Look at what Wilson came up with and what Mussolini improved on. And to those who have no idea of the history of our ideas, here we see them in print, in "action." Goldberg refers to these people as "liberal fascists" for a reason. We see "fascism." Not mere grumbling and aspersion casting. Once we examine with some clarity the bricks and mortar of our intellectual constructions, then we see clearly the fascism of McFague, et al. To most, Goldberg is available. A mere 20 minutes at the bookshop and you will see this woman so clearly she will never be trusted again. Or you might write about this for months, as I have done recently, and come to the same conclusion. (To come.)

"McFague makes it clear that vigorous legislation, which sets limits on consumption and emphasizes communitarian values over individualistic ones, is necessary to combat global warming."

What is this if not simple and pure fascism?
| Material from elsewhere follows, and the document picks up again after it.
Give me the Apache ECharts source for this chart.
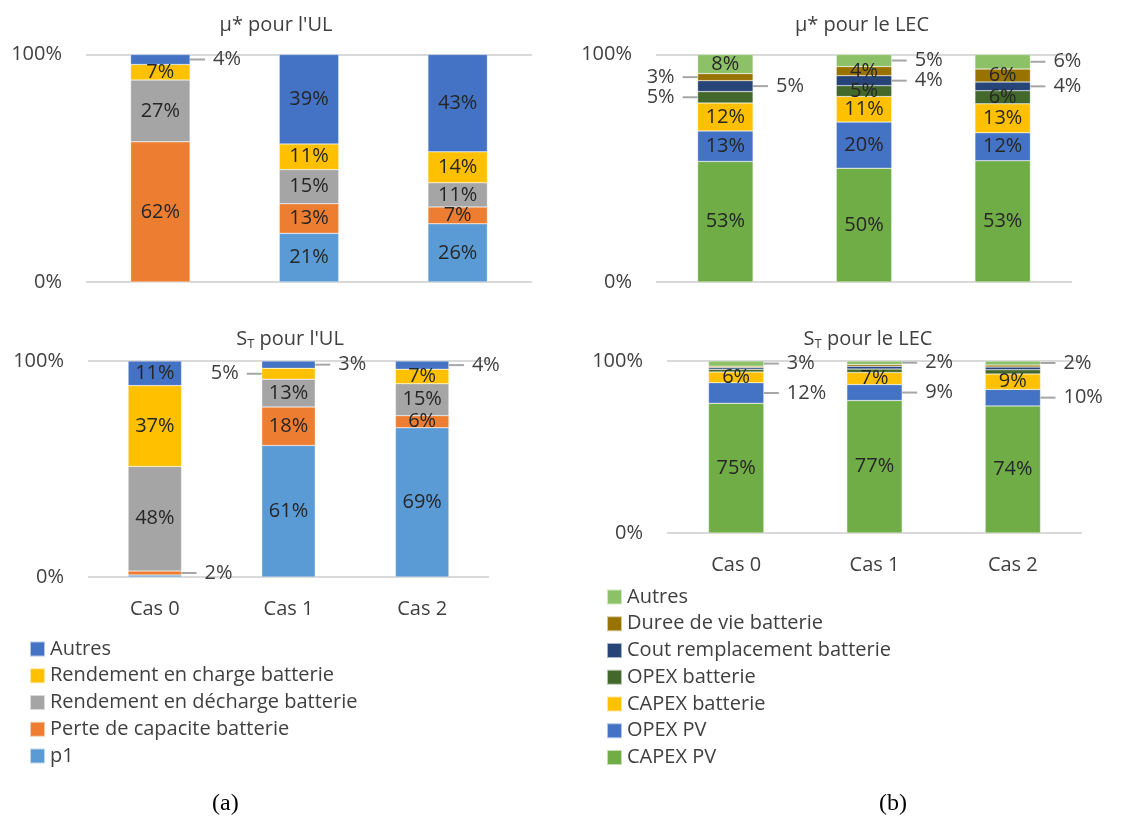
<!DOCTYPE html>
<html>
<head>
<meta charset="utf-8">
<script src="https://cdn.jsdelivr.net/npm/echarts@6/dist/echarts.min.js"></script>
<style>
  html, body { margin: 0; padding: 0; background: #fff; }
  #chart { width: 1140px; height: 819px; }
</style>
</head>
<body>
<div id="chart"></div>
<script>
// categories
var cases = ['Cas 0', 'Cas 1', 'Cas 2'];
var ulNames = ['p1', 'Perte de capacite batterie', 'Rendement en décharge batterie', 'Rendement en charge batterie', 'Autres'];
var lecNames = ['CAPEX PV', 'OPEX PV', 'CAPEX batterie', 'OPEX batterie', 'Cout remplacement batterie', 'Duree de vie batterie', 'Autres'];

// mu* pour l'UL (Cas 0, Cas 1, Cas 2) in %
var muUL_p1 = [0, 21.4, 25.6];
var muUL_perte = [61.6, 13.0, 7.4];
var muUL_decharge = [27.2, 15.0, 10.6];
var muUL_charge = [6.8, 11.3, 13.6];
var muUL_autres = [4.4, 39.3, 42.8];

// S_T pour l'UL
var stUL_p1 = [0.9, 60.9, 69.1];
var stUL_perte = [1.9, 17.8, 5.6];
var stUL_decharge = [48.4, 12.9, 14.8];
var stUL_charge = [37.4, 5.0, 6.7];
var stUL_autres = [11.4, 3.4, 3.8];

// mu* pour le LEC
var muLEC_capexPV = [53.0, 50.0, 53.3];
var muLEC_opexPV = [13.4, 20.3, 12.3];
var muLEC_capexBat = [12.3, 11.2, 12.7];
var muLEC_opexBat = [5.0, 4.8, 5.8];
var muLEC_cout = [4.8, 4.4, 3.8];
var muLEC_duree = [3.1, 4.0, 5.7];
var muLEC_autres = [8.4, 5.3, 6.4];

// S_T pour le LEC
var stLEC_capexPV = [75.4, 77.0, 73.9];
var stLEC_opexPV = [12.0, 9.3, 9.6];
var stLEC_capexBat = [6.2, 7.0, 8.9];
var stLEC_opexBat = [1.6, 2.0, 2.5];
var stLEC_cout = [1.0, 1.6, 1.6];
var stLEC_duree = [0.8, 1.1, 1.2];
var stLEC_autres = [3.0, 2.0, 2.3];

var yTicks = [0, 100];

var ulColors = ['#5B9BD5', '#ED7D31', '#A5A5A5', '#FFC000', '#4472C4'];
var lecColors = ['#70AD47', '#4472C4', '#FFC000', '#43682B', '#264478', '#997300', '#8CC168'];

// labels drawn outside the bar, with a leader line: [series name, case index, side]
var outsideUL1 = [['Autres', 0, 'right']];
var outsideUL2 = [['Perte de capacite batterie', 0, 'right'], ['Rendement en charge batterie', 1, 'left'], ['Autres', 1, 'right'], ['Autres', 2, 'right']];
var outsideLEC1 = [['OPEX batterie', 0, 'left'], ['Cout remplacement batterie', 0, 'right'], ['Duree de vie batterie', 0, 'left'],
                   ['Cout remplacement batterie', 1, 'right'], ['Autres', 1, 'right'], ['Cout remplacement batterie', 2, 'right'], ['Autres', 2, 'right']];
var outsideLEC2 = [['OPEX PV', 0, 'right'], ['Autres', 0, 'right'], ['OPEX PV', 1, 'right'], ['Autres', 1, 'right'], ['OPEX PV', 2, 'right'], ['Autres', 2, 'right']];
var hiddenLEC2 = ['OPEX batterie', 'Cout remplacement batterie', 'Duree de vie batterie'];

var FONT = 'Open Sans';
var TXT = '#404040';
var FS = 20;

var fmt = function (p) {
    if (p.value < 1) return '';
    return Math.round(p.value) + '%';
};
// leader line + value, as rich text
var fmtRight = function (p) {
    return '{l|}{v|' + Math.round(p.value) + '%}';
};
var fmtLeft = function (p) {
    return '{w|' + Math.round(p.value) + '%}{l|}';
};
var leaderRich = {
    l: { width: 15, height: 2, backgroundColor: '#a6a6a6' },
    v: { fontSize: FS, fontFamily: FONT, color: TXT, padding: [0, 0, 0, 8] },
    w: { fontSize: FS, fontFamily: FONT, color: TXT, padding: [0, 8, 0, 0] }
};

function sideOf(list, name, ci) {
    for (var i = 0; i < list.length; i++) {
        if (list[i][0] === name && list[i][1] === ci) return list[i][2];
    }
    return null;
}

function makeSeries(names, arrays, colors, gi, outside, hidden) {
    return names.map(function (name, si) {
        return {
            type: 'bar',
            name: name,
            stack: 'g' + gi,
            xAxisIndex: gi,
            yAxisIndex: gi,
            barWidth: '40%',
            itemStyle: { color: colors[si], borderColor: 'rgba(255,255,255,0.6)', borderWidth: 0.5 },
            label: {
                show: !(hidden && hidden.indexOf(name) >= 0),
                position: 'inside',
                fontSize: FS,
                fontFamily: FONT,
                color: '#262626',
                formatter: fmt
            },
            animation: false,
            data: arrays[si].map(function (v, ci) {
                var side = sideOf(outside, name, ci);
                if (!side) return v;
                return {
                    value: v,
                    label: {
                        position: side,
                        distance: 0,
                        formatter: side === 'right' ? fmtRight : fmtLeft,
                        rich: leaderRich
                    }
                };
            })
        };
    });
}

function makeGrid(left, top, width, height) {
    return { left: left, top: top, width: width, height: height, containLabel: false };
}

var grids = [
    makeGrid(86, 54.5, 446, 227.5),
    makeGrid(88, 361, 401, 216),
    makeGrid(656, 54.5, 416, 227.5),
    makeGrid(667, 361, 415, 172)
];

var xAxes = grids.map(function (g, i) {
    return {
        type: 'category',
        gridIndex: i,
        data: cases,
        axisLine: { show: false },
        axisTick: { show: false },
        axisLabel: { show: i === 1 || i === 3, fontSize: FS, fontFamily: FONT, color: TXT, margin: 22 }
    };
});

var yAxes = grids.map(function (g, i) {
    return {
        type: 'value',
        gridIndex: i,
        min: yTicks[0],
        max: yTicks[1],
        interval: 100,
        axisLine: { show: false },
        axisTick: { show: false },
        axisLabel: { fontSize: FS, fontFamily: FONT, color: TXT, margin: 24, formatter: '{value}%' },
        splitLine: { lineStyle: { color: '#d9d9d9', width: 2 } }
    };
});

var series = []
    .concat(makeSeries(ulNames, [muUL_p1, muUL_perte, muUL_decharge, muUL_charge, muUL_autres], ulColors, 0, outsideUL1))
    .concat(makeSeries(ulNames, [stUL_p1, stUL_perte, stUL_decharge, stUL_charge, stUL_autres], ulColors, 1, outsideUL2))
    .concat(makeSeries(lecNames, [muLEC_capexPV, muLEC_opexPV, muLEC_capexBat, muLEC_opexBat, muLEC_cout, muLEC_duree, muLEC_autres], lecColors, 2, outsideLEC1))
    .concat(makeSeries(lecNames, [stLEC_capexPV, stLEC_opexPV, stLEC_capexBat, stLEC_opexBat, stLEC_cout, stLEC_duree, stLEC_autres], lecColors, 3, outsideLEC2, hiddenLEC2));

var legendUL = ulNames.slice().reverse().map(function (n) {
    return { name: n, itemStyle: { color: ulColors[ulNames.indexOf(n)] } };
});
var legendLEC = lecNames.slice().reverse().map(function (n) {
    return { name: n, itemStyle: { color: lecColors[lecNames.indexOf(n)] } };
});

var titleStyle = {
    fontSize: FS, fontFamily: FONT, fontWeight: 'normal', color: TXT,
    rich: { s: { fontSize: FS, fontFamily: FONT, color: TXT }, t: { fontSize: 13, fontFamily: FONT, color: TXT, padding: [11, 0, 0, 0] } }
};

function title(text, x, y) {
    return { text: text, left: x, top: y, textAlign: 'center', textStyle: titleStyle, padding: 0 };
}

var myChart = echarts.init(document.getElementById('chart'), null, { renderer: 'canvas' });
var option = {
    animation: false,
    title: [
        title("μ* pour l'UL", 276, 15),
        title("μ* pour le LEC", 862, 15),
        title("{s|S}{t|T}{s| pour l'UL}", 290, 327),
        title("{s|S}{t|T}{s| pour le LEC}", 868, 327)
    ],
    grid: grids,
    xAxis: xAxes,
    yAxis: yAxes,
    legend: [
        {
            orient: 'vertical', left: 24, top: 634, itemGap: 6.75,
            itemWidth: 15, itemHeight: 15, icon: 'rect', selectedMode: false,
            textStyle: { fontSize: FS, fontFamily: FONT, color: TXT },
            data: legendUL
        },
        {
            orient: 'vertical', left: 601, top: 582, itemGap: 6.75,
            itemWidth: 15, itemHeight: 15, icon: 'rect', selectedMode: false,
            textStyle: { fontSize: FS, fontFamily: FONT, color: TXT },
            data: legendLEC
        }
    ],
    graphic: [
        { type: 'text', left: 212, top: 792, style: { text: '(a)', font: '24px "Liberation Serif"', fill: '#000' } },
        { type: 'text', left: 879, top: 792, style: { text: '(b)', font: '24px "Liberation Serif"', fill: '#000' } }
    ],
    series: series
};
myChart.setOption(option);
</script>
</body>
</html>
Well, I am in a position to know what I mean by the term fascism, which I haven't completed writing out for the public as yet. Look though at some basics without anything more to confuse the issue:

Vigourous legislation. Goldberg is the most recent and most easily available writer on this topic. Writing from a Jamesian foundation, Wilson writes and acts on "war socialism." It is not democracy, not the world we cherish and struggle to improve and expand: it is the return to the feudal period. In short-hand, it is "neo-feudalism."

Limiting consumption? This is only a neo-feudalism. Appanage. It is a destruction of capitalism. It is a return to the "limited pie" economy of "if you have too much, then others have nothing because you, you greedy bastard, took it all." It is the vision of the Middle Ages, that one should not work for profit but for wage. That life is meant not for the individual but for the greater glory of the Mysteries and the Order. That to set oneself apart by wealth is to distort the the links of the Great Chain of Being. That wealth is Satanic. This is a peasant vision of reality, a vision of the world as non-market, moniless, equalitarian, utopian, Edenic.
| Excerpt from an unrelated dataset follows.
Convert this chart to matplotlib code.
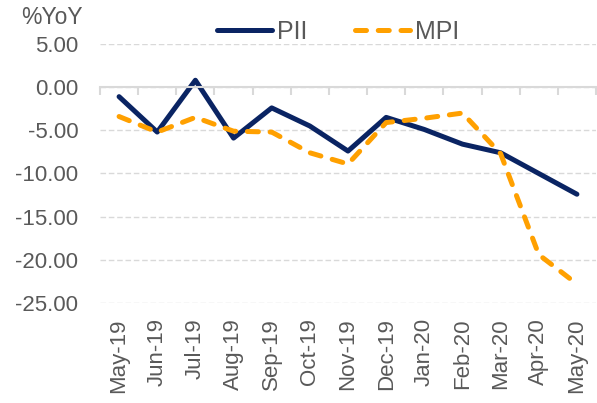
import matplotlib.pyplot as plt
from matplotlib.ticker import FuncFormatter

plt.rcParams['font.family'] = ['Liberation Sans', 'DejaVu Sans']

months = ["May-19", "Jun-19", "Jul-19", "Aug-19", "Sep-19", "Oct-19", "Nov-19",
          "Dec-19", "Jan-20", "Feb-20", "Mar-20", "Apr-20", "May-20"]
pii = [-1.1, -5.2, 0.8, -5.9, -2.4, -4.5, -7.4, -3.5, -4.9, -6.6, -7.6, -10.0, -12.4]
mpi = [-3.4, -5.2, -3.5, -5.1, -5.2, -7.6, -8.9, -4.1, -3.6, -3.0, -7.7, -19.4, -22.8]

navy = "#0A2463"
orange = "#FFA000"
grey_txt = "#595959"
grid_c = "#D9D9D9"

fig = plt.figure(figsize=(5.97, 4.03), dpi=100)
ax = fig.add_axes([100/597, 100/403, 496/597, 259/403])

x = list(range(len(months)))
ax.plot(x, pii, color=navy, lw=3.6, solid_capstyle='round', solid_joinstyle='round', label="PII")
ax.plot(x, mpi, color=orange, lw=3.6, linestyle=(0, (2.2, 2.35)), dash_capstyle='round',
        label="MPI")

ax.set_xlim(-0.5, len(months) - 0.5)
ax.set_ylim(-25, 5)
ax.set_yticks([5, 0, -5, -10, -15, -20, -25])
ax.yaxis.set_major_formatter(FuncFormatter(lambda v, p: f"{v:.2f}"))
ax.tick_params(axis='y', length=0, pad=15.5, labelsize=16, labelcolor=grey_txt)
ax.yaxis.grid(True, color=grid_c, linestyle=(0, (4, 2)), lw=1)
ax.set_axisbelow(True)

for s in ['top', 'right', 'left']:
    ax.spines[s].set_visible(False)
ax.spines['bottom'].set_position(('data', 0))
ax.spines['bottom'].set_color(grid_c)
ax.spines['bottom'].set_linewidth(1.5)
ax.set_xticks([i - 0.5 for i in range(len(months) + 1)])
ax.tick_params(axis='x', length=6, width=1.5, color=grid_c, labelbottom=False)

sec = ax.secondary_xaxis('bottom')
sec.set_xticks(x, months, rotation=90)
sec.spines['bottom'].set_visible(False)
sec.tick_params(length=0, pad=11, labelsize=16, labelcolor=grey_txt)

fig.text(83/597, 1 - 17/403, "%YoY", ha='right', va='center', fontsize=16.5, color=grey_txt)

fig.legend(loc='center', bbox_to_anchor=(338/597, 1 - 32/403), ncol=2, frameon=False,
           fontsize=18, labelcolor=grey_txt, handlelength=2.2, columnspacing=1.9,
           handletextpad=0.2)

fig.savefig("out.png", dpi=100)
This leads us from the obscurantisms of the Gnostic who knows the higher vision to the Gnostic who kills dissenters, burns them at the stake. This leads us to philobarbarism and povertarianism. That only the good live lives of immaterial purity, searching for the return via the Mystic Spark of the Aethereal. That the material world is the creation of the Demiurge playing with the cosmic faeces from which he makes the world, a terrible thing to be slipped from. We find ourselves in the grip of Gnostic religious fanatics who claim their higher insights lead to wisdom. Only those who live in a state of Nature are in hope of redemption, not being tied to the Earth, to consumption, to the material. Christianity? No, this is Gnosticism. And it is a religious fanaticism. It is a povertarianism running amok. Blessed are the poor, for they have fuck-all and are so superiour to western consumers, the poor living authentically in their innocence and smiling happiness. Rousseau, a fascist to the core, and this moron theologian not having a clue. Read a book, lady.
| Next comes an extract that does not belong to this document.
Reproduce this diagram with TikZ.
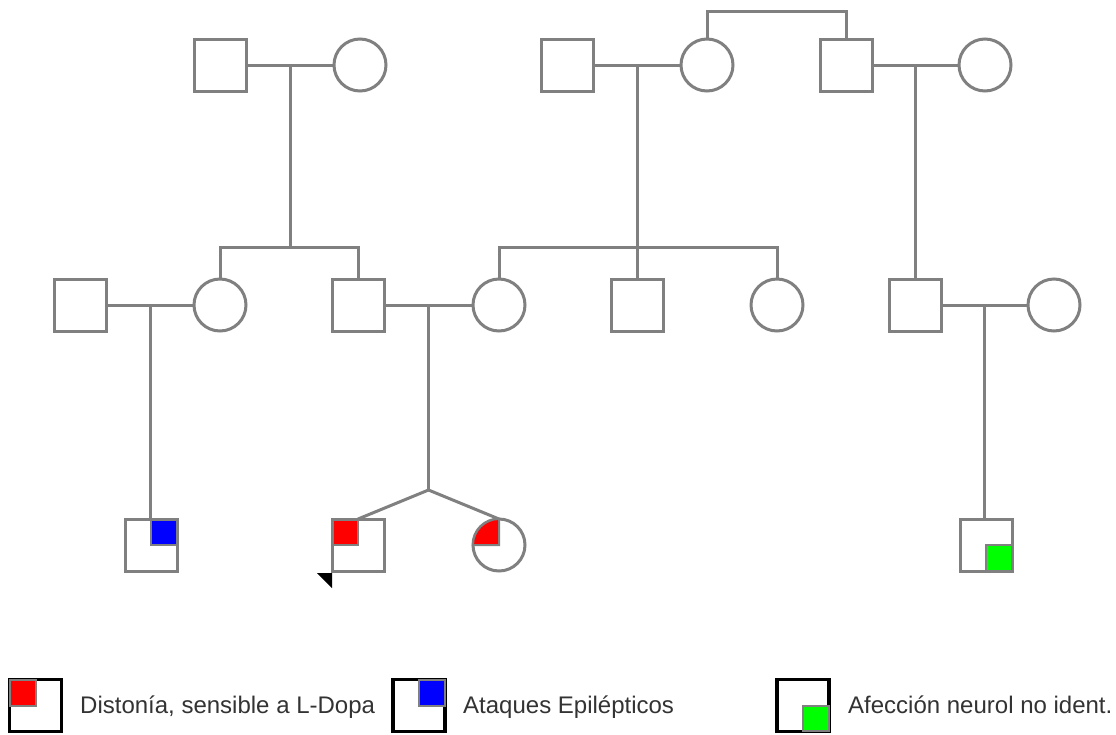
\documentclass[tikz,border=0pt]{standalone}
\usepackage{fontspec}
\setmainfont{Liberation Sans}
\usetikzlibrary{calc}
\definecolor{lg}{HTML}{808080}
\definecolor{txt}{HTML}{333333}
\definecolor{ared}{HTML}{FF0000}
\definecolor{ablue}{HTML}{0000FF}
\definecolor{agreen}{HTML}{00FF00}
\begin{document}
\begin{tikzpicture}[x=1pt,y=-1pt,
  ind/.style={draw=lg, line width=3pt, minimum size=52pt, inner sep=0pt, outer sep=0pt, fill=white},
  male/.style={ind, rectangle},
  female/.style={ind, circle},
  rel/.style={draw=lg, line width=3pt},
  quad/.style={draw=lg, line width=2pt},
  legbox/.style={draw=black, line width=3.5pt, minimum size=52pt, inner sep=0pt, outer sep=0pt},
  legtext/.style={anchor=base west, text=txt, font=\fontsize{24}{28}\selectfont, inner sep=0pt}]
\useasboundingbox (0,0) rectangle (1116,734);
\clip (0,0) rectangle (1116,734);
\fill[white] (0,0) rectangle (1116,734);

% Generation I
\node[male]   (A) at (220,65) {};
\node[female] (B) at (360,65) {};
\node[male]   (C) at (567,65) {};
\node[female] (D) at (707,65) {};
\node[male]   (E) at (846,65) {};
\node[female] (F) at (985,65) {};

% Generation II
\node[male]   (H) at (80,305) {};
\node[female] (I) at (220,305) {};
\node[male]   (J) at (358,305) {};
\node[female] (K) at (499,305) {};
\node[male]   (L) at (637,305) {};
\node[female] (M) at (777,305) {};
\node[male]   (G) at (915,305) {};
\node[female] (N) at (1054,305) {};

% Generation III
\node[male]   (P) at (151,545) {};
\node[male]   (Q) at (358,545) {};
\node[female] (R) at (499,545) {};
\node[male]   (S) at (986,545) {};

% couples
\draw[rel] (A.east) -- (B.west);
\draw[rel] (C.east) -- (D.west);
\draw[rel] (E.east) -- (F.west);
\draw[rel] (H.east) -- (I.west);
\draw[rel] (J.east) -- (K.west);
\draw[rel] (G.east) -- (N.west);

\coordinate (ab) at ($(A.east)!.5!(B.west)$);
\coordinate (cd) at ($(C.east)!.5!(D.west)$);
\coordinate (ef) at ($(E.east)!.5!(F.west)$);
\coordinate (hi) at ($(H.east)!.5!(I.west)$);
\coordinate (jk) at ($(J.east)!.5!(K.west)$);
\coordinate (gn) at ($(G.east)!.5!(N.west)$);
\coordinate (s1) at ($(ab)+(0,182)$);
\coordinate (s2) at ($(cd)+(0,182)$);
\coordinate (tw) at ($(jk)+(0,185)$);

% sibship of D and E
\draw[rel] (D.north) -- ++(0,-28) -| (E.north);

% descent lines
\draw[rel] (ab) -- (s1);
\draw[rel] (I.north) |- (s1) -| (J.north);
\draw[rel] (cd) -- (s2);
\draw[rel] (K.north) |- (s2) -| (M.north);
\draw[rel] (s2) -- (s2 -| L.north) -- (L.north);
\draw[rel] (ef) -- (ef |- G.north);
\draw[rel] (hi) -- (hi |- P.north);
\draw[rel] (jk) -- (tw);
\draw[rel] (tw) -- (Q.north);
\draw[rel] (tw) -- (R.north);
\draw[rel] (gn) -- (gn |- S.north);

% affection markers
\draw[quad, fill=ablue] (P.center) rectangle ($(P.north east)+(-0.5,0.5)$);
\draw[quad, fill=ared] (Q.center) rectangle ($(Q.north west)+(0.5,0.5)$);
\draw[quad, fill=ared] (R.center) -- (R.west) arc[start angle=180, end angle=270, radius=26] -- cycle;
\draw[quad, fill=agreen] (S.center) rectangle ($(S.south east)+(-0.5,-0.5)$);

% proband arrow head
\fill[black] ($(Q.south west)+(-15,2)$) -- ($(Q.south west)+(0,2)$) -- ($(Q.south west)+(0,17)$) -- cycle;

% legend
\node[legbox] (L1) at (35.5,705.5) {};
\draw[quad, fill=ared] ($(L1.north west)+(0.5,0.5)$) rectangle (L1.center);
\node[legtext] (T1) at (80,713) {Distonía, sensible a L-Dopa};

\node[legbox] (L2) at (419,705.5) {};
\draw[quad, fill=ablue] ($(L2.north east)+(-0.5,0.5)$) rectangle (L2.center);
\node[legtext] (T2) at (463,713) {Ataques Epilépticos};

\node[legbox] (L3) at (803,705.5) {};
\draw[quad, fill=agreen] ($(L3.south east)+(-0.5,-0.5)$) rectangle (L3.center);
\node[legtext] (T3) at (848,713) {Afección neurol no ident.};
\end{tikzpicture}
\end{document}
The answers to these points are all available in the record of Human attempts to articulate a path and a pattern that makes the meaning of life clear for us all. It takes a bit of effort and an open mind to seek out the questions, a bit of energy to plough through the works of thinkers and fools who have decided this is thus. And once we begin to see the chains of thought from one to another, then we see the patterns, the roots of the fascism of Man.

Religion and fascism both have the same denotation: Binding. The problem for free people comes when they don't know the difference between the two ideas.

Communitarianism? What is it but a binding of the mind?

And I call it "Velvet Fascism."

The last part of this objection is to the sentimentality of the Gnostic fascism of Vospers and Williams and McgFague. Sentimentality. It is a false emotionalism as world view. Social Gospel, our inheritance from the likes of Walter Rauschenbush, gives us the idea, taken seriously by fools, that if it should be it could be: "Wouldn't it be nice if...?" If it should be, then it must be, otherwise it isn't, and things wouldn't be nice.

To arrive at a philosophical postion in which this kind of "reasoning" is valid, one must abandon all Reason and delve into the depths of sentimentality. This is peasant intellectualism. This is Populist Romanticism at work and play. It can only flourish in a highly evolved and wealthy suburb of a wealthy nation. No one but the most self-indulgent and spoiled ad pampered house-wife with a hobby job could take this seriously. And guess what we have a nation of as intelligentsia? God help us.

truepeers said...

Thanks eowyn.

Dag, re-reading what I wrote yesterday I see I didn't satisfactorily address the totalitarian and Gnostic aspects of this nasty piece of writing. Thanks for correcting that in your, dare I say compelling, way.

I'm still reading your copy and thinking about the desire to assimilate wide swaths of thinking to "fascism". (Clearly there is a widespread Gnostic and totalitarian tendency, no less strong in our day, but is it all "fascism", or something less obvious and hence perhaps more insidious?) It's almost as if the entire medieval and romantic universes are just grist for the big bad mill. But surely we find therein some countervailing tendencies. Why is it possible for people to be fooled again and again by "fascism"? Is it really just the same old same old?

Eowyn said...

Nice insight, dag. Of course -- *metaphorically smacking self in head* -- the element of fascism underlies the whole tawdry worldview.

My (reductionist) thinking is this: She's pissed off because Daddy took the T-Bird away. But -- she'll always be Daddy's girl, and "subconsciously" emulate Daddy's "fascist" behavior.

Truly. I see these people as perpetually frustrated adolescents.